A-bomb survivors find hope in Prime Minister Hatoyama’s speech

by Junichiro Hayashi, Staff Writer

"Japan should take the lead in the pursuit of the elimination of nuclear weapons," Japanese Prime Minister Yukio Hatoyama, representing the A-bombed nation of Japan, stated on the dais of the United Nations. On the following day in Japan, September 25, atomic bomb survivors (hibakusha) in Hiroshima welcomed the prime minister's statement. Figures in the antinuclear field, too, praised the statement and pondered concrete actions that Japan should take in the future.

Toshiko Tanaka, 70, a resident of Higashi Ward, Hiroshima, offered her A-bomb account at a meeting of the Preparatory Committee for the Nuclear Non-proliferation Treaty (NPT) Review Conference held in May of this year in the United States. "I found hope in the speech," she said. "I have a growing hope for the earliest possible elimination of nuclear weapons. I want the Japanese government to sustain a strong will for nuclear abolition in order to work steadily toward this goal."

Kota Kiya, 68, secretary general of the Hiroshima Prefectural Confederation of A-bomb Sufferers Organizations, chaired by Sunao Tsuboi, praised the speech for calling on world leaders to visit the A-bombed cities. He stressed, “If the U.S. president, the Russian prime minster, and other world leaders are given the opportunity to grasp the horrific consequences of the atomic bombings, their determination to abolish nuclear weapons would be even stronger. We, the hibakusha, will make efforts, too."

Kazushi Kaneko, 83, the chair of another faction of the Hiroshima Prefectural Confederation of A-bomb Sufferers Organizations, remarked that "The call on the world leaders to visit the A-bombed cities is an important factor in Japan taking the lead in the pursuit of nuclear abolition."

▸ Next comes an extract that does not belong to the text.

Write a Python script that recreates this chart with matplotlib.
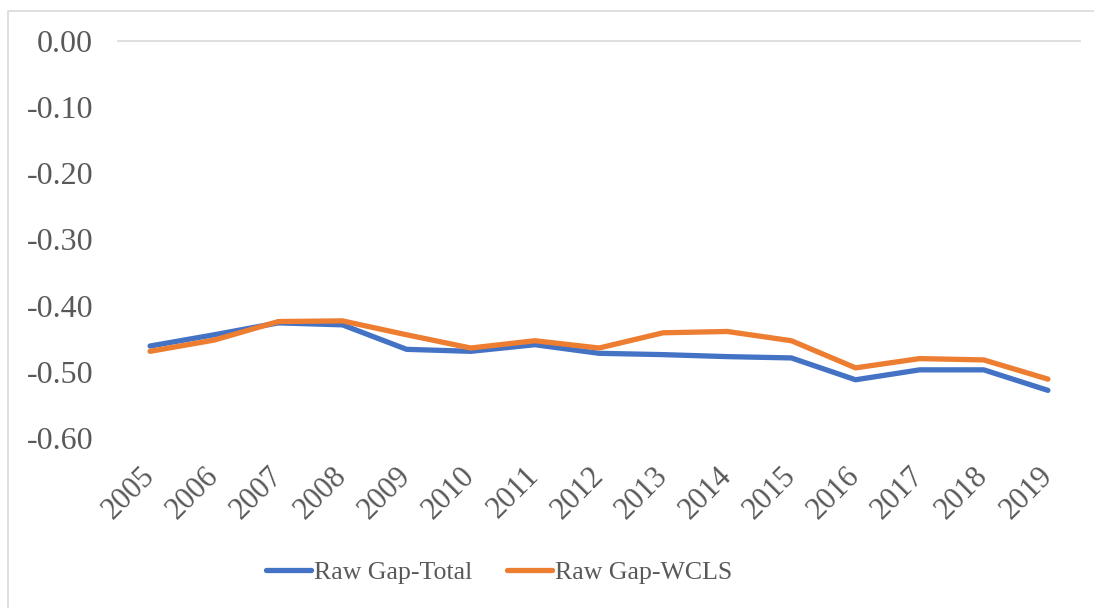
import matplotlib.pyplot as plt
from matplotlib.patches import Rectangle

# data
years = ['2005', '2006', '2007', '2008', '2009', '2010', '2011', '2012',
         '2013', '2014', '2015', '2016', '2017', '2018', '2019']
raw_gap_total = [-0.461, -0.444, -0.426, -0.429, -0.466, -0.469, -0.459, -0.472,
                 -0.474, -0.477, -0.479, -0.512, -0.497, -0.497, -0.528]
raw_gap_wcls = [-0.469, -0.452, -0.424, -0.423, -0.444, -0.464, -0.453, -0.464,
                -0.441, -0.439, -0.453, -0.494, -0.480, -0.482, -0.511]

W, H = 1094, 608
fig = plt.figure(figsize=(W / 100, H / 100), dpi=100)
plt.rcParams['font.family'] = ['Liberation Serif', 'DejaVu Serif']

# chart border (extends past right and bottom edge)
fig.patches.append(Rectangle((8 / W, -0.1), 1.2, 1 - 11 / H + 0.1,
                             transform=fig.transFigure, fill=False,
                             edgecolor='#D9D9D9', linewidth=1.2))

ax = fig.add_axes([118 / W, 1 - 438 / H, (1080 - 118) / W, (438 - 41) / H])
x = list(range(len(years)))
ax.plot(x, raw_gap_total, color='#4472C4', linewidth=3.8,
        solid_capstyle='round', label='Raw Gap-Total')
ax.plot(x, raw_gap_wcls, color='#ED7D31', linewidth=3.8,
        solid_capstyle='round', label='Raw Gap-WCLS')

ax.set_xlim(-0.5, len(years) - 0.5)
ax.set_ylim(-0.6, 0.0)
ax.set_yticks([0.0, -0.1, -0.2, -0.3, -0.4, -0.5, -0.6])
ax.set_yticklabels(['0.00', '-0.10', '-0.20', '-0.30', '-0.40', '-0.50', '-0.60'])
ax.set_xticks(x)
ax.set_xticklabels(years, rotation=45, ha='right', va='center',
                   rotation_mode='anchor')

for s in ['left', 'right', 'bottom']:
    ax.spines[s].set_visible(False)
ax.spines['top'].set_color('#D9D9D9')
ax.spines['top'].set_linewidth(1.2)
ax.tick_params(axis='both', length=0, labelsize=23, colors='#595959')
ax.tick_params(axis='y', pad=18)
ax.tick_params(axis='x', pad=24, labelsize=22)

fig.legend(loc='center', bbox_to_anchor=(499 / W, 1 - 572 / H), ncol=2,
           frameon=False, fontsize=18.6, handlelength=1.75, handletextpad=0.1,
           columnspacing=1.35, labelcolor='#595959', borderpad=0)

fig.savefig('out.png', dpi=100)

Meanwhile, Takao Takahara, 54, professor at Meiji Gakuin University and a specialist in international politics and peace studies, spoke of the actions that Japan should take, saying, "We must not leave the issue to U.S. President Barack Obama. Japan, which takes its place under the U.S. nuclear umbrella for granted, should review the current situation and begin discussions."

Noriko Sado, 36, associate professor at Hiroshima Shudo University, who specializes in international security, stressed, "The United States is trying to promote nuclear reduction. It is important for Japan, a U.S. ally, to tell the United States that we do not need nuclear deterrence."

Hiroshima Mayor lauds speech

On September 25, Hiroshima Mayor Tadatoshi Akiba held a news conference and praised Prime Minister Yukio Hatoyama's announcement at the United Nations Security Council Summit that Japan would take the lead in the campaign for nuclear abolition, saying, "The speech has made a major change in Japanese diplomacy."

Referring to the speech by Prime Minister Hatoyama, Mayor Akiba stressed, "The speech, which properly conveyed the thoughts of hibakusha to the international community, was of great significance." Eyeing the NPT Review Conference in May 2010, he commented, "With this speech, I found hope that the Japanese government will join hands with U.S. President Obama and fulfill its role in leading the world toward nuclear abolition."